━━━ Source material ━━━

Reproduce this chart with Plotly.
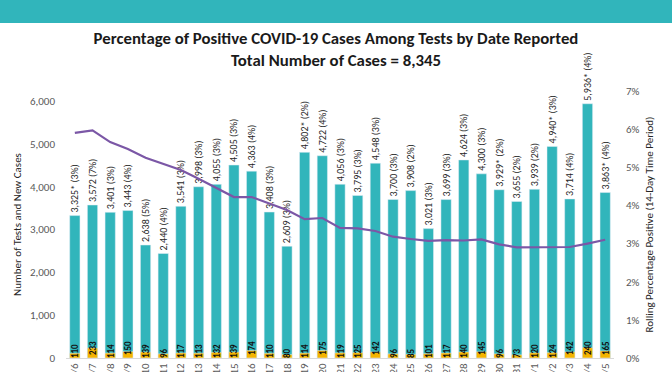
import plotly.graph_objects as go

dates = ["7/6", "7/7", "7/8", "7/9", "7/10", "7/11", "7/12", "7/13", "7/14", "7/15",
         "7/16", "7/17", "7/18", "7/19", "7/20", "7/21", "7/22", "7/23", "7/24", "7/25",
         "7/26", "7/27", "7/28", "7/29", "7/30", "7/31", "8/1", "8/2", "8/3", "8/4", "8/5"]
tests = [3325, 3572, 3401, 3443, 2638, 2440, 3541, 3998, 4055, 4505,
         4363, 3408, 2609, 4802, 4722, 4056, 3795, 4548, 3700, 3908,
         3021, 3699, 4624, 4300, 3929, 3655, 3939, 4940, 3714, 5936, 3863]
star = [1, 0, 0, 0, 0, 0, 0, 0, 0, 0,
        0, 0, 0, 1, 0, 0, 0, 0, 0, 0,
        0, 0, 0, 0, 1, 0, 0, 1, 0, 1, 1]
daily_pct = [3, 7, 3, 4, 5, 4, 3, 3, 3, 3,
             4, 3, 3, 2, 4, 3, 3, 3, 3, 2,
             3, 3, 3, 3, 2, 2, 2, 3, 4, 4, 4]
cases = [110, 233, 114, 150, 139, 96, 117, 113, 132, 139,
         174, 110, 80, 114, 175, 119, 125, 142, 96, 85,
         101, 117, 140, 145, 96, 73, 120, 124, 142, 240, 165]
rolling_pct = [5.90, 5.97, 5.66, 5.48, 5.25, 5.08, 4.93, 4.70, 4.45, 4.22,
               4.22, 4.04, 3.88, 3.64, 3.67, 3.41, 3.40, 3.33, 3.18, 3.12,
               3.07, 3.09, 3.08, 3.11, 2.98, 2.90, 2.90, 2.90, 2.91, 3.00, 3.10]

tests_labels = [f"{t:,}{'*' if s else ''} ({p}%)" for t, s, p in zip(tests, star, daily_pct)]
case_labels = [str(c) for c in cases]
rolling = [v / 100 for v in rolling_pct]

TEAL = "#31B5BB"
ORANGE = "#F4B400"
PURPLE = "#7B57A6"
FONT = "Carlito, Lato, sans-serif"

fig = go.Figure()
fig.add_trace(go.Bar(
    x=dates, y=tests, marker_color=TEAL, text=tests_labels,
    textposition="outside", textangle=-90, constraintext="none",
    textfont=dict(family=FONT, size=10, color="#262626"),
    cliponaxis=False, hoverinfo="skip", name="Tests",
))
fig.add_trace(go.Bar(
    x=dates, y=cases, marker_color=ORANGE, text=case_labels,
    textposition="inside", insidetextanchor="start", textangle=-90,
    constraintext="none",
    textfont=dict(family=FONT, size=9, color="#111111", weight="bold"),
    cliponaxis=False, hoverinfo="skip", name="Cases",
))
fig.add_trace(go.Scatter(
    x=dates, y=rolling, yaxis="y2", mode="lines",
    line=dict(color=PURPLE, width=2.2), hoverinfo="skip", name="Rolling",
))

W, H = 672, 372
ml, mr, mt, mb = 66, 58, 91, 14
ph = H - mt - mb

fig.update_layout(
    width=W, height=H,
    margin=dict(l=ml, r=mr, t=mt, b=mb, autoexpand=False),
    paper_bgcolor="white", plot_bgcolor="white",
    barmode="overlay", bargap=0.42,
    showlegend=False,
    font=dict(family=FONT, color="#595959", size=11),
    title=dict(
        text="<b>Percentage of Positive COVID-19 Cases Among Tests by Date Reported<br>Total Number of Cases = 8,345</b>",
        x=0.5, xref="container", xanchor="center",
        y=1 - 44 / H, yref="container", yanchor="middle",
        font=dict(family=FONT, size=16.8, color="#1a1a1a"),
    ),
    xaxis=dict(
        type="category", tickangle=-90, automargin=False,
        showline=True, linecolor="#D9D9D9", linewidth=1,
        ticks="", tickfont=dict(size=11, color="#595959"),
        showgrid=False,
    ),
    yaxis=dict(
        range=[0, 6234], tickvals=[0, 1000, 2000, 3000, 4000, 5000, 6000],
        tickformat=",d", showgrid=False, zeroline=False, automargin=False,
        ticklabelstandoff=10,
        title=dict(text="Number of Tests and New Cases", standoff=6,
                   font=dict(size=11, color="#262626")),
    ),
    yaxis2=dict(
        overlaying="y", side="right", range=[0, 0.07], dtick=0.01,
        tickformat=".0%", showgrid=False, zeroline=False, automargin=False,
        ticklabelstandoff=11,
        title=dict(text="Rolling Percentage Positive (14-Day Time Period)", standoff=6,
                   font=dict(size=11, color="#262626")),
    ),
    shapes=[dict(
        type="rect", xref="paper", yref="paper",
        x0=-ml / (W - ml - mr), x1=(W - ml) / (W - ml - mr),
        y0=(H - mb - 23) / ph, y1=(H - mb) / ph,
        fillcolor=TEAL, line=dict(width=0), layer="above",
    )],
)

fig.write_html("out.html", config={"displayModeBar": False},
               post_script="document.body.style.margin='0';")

━━━

:: Written instruction ::
Only the lines from the top of the data through the line with "ph = H - mt - mb" should be quoted, exactly and with both ends kept; skip the pictures.

:: Written answer ::
Reproduce this chart with Plotly.
import plotly.graph_objects as go

dates = ["7/6", "7/7", "7/8", "7/9", "7/10", "7/11", "7/12", "7/13", "7/14", "7/15",
         "7/16", "7/17", "7/18", "7/19", "7/20", "7/21", "7/22", "7/23", "7/24", "7/25",
         "7/26", "7/27", "7/28", "7/29", "7/30", "7/31", "8/1", "8/2", "8/3", "8/4", "8/5"]
tests = [3325, 3572, 3401, 3443, 2638, 2440, 3541, 3998, 4055, 4505,
         4363, 3408, 2609, 4802, 4722, 4056, 3795, 4548, 3700, 3908,
         3021, 3699, 4624, 4300, 3929, 3655, 3939, 4940, 3714, 5936, 3863]
star = [1, 0, 0, 0, 0, 0, 0, 0, 0, 0,
        0, 0, 0, 1, 0, 0, 0, 0, 0, 0,
        0, 0, 0, 0, 1, 0, 0, 1, 0, 1, 1]
daily_pct = [3, 7, 3, 4, 5, 4, 3, 3, 3, 3,
             4, 3, 3, 2, 4, 3, 3, 3, 3, 2,
             3, 3, 3, 3, 2, 2, 2, 3, 4, 4, 4]
cases = [110, 233, 114, 150, 139, 96, 117, 113, 132, 139,
         174, 110, 80, 114, 175, 119, 125, 142, 96, 85,
         101, 117, 140, 145, 96, 73, 120, 124, 142, 240, 165]
rolling_pct = [5.90, 5.97, 5.66, 5.48, 5.25, 5.08, 4.93, 4.70, 4.45, 4.22,
               4.22, 4.04, 3.88, 3.64, 3.67, 3.41, 3.40, 3.33, 3.18, 3.12,
               3.07, 3.09, 3.08, 3.11, 2.98, 2.90, 2.90, 2.90, 2.91, 3.00, 3.10]

tests_labels = [f"{t:,}{'*' if s else ''} ({p}%)" for t, s, p in zip(tests, star, daily_pct)]
case_labels = [str(c) for c in cases]
rolling = [v / 100 for v in rolling_pct]

TEAL = "#31B5BB"
ORANGE = "#F4B400"
PURPLE = "#7B57A6"
FONT = "Carlito, Lato, sans-serif"

fig = go.Figure()
fig.add_trace(go.Bar(
    x=dates, y=tests, marker_color=TEAL, text=tests_labels,
    textposition="outside", textangle=-90, constraintext="none",
    textfont=dict(family=FONT, size=10, color="#262626"),
    cliponaxis=False, hoverinfo="skip", name="Tests",
))
fig.add_trace(go.Bar(
    x=dates, y=cases, marker_color=ORANGE, text=case_labels,
    textposition="inside", insidetextanchor="start", textangle=-90,
    constraintext="none",
    textfont=dict(family=FONT, size=9, color="#111111", weight="bold"),
    cliponaxis=False, hoverinfo="skip", name="Cases",
))
fig.add_trace(go.Scatter(
    x=dates, y=rolling, yaxis="y2", mode="lines",
    line=dict(color=PURPLE, width=2.2), hoverinfo="skip", name="Rolling",
))

W, H = 672, 372
ml, mr, mt, mb = 66, 58, 91, 14
ph = H - mt - mb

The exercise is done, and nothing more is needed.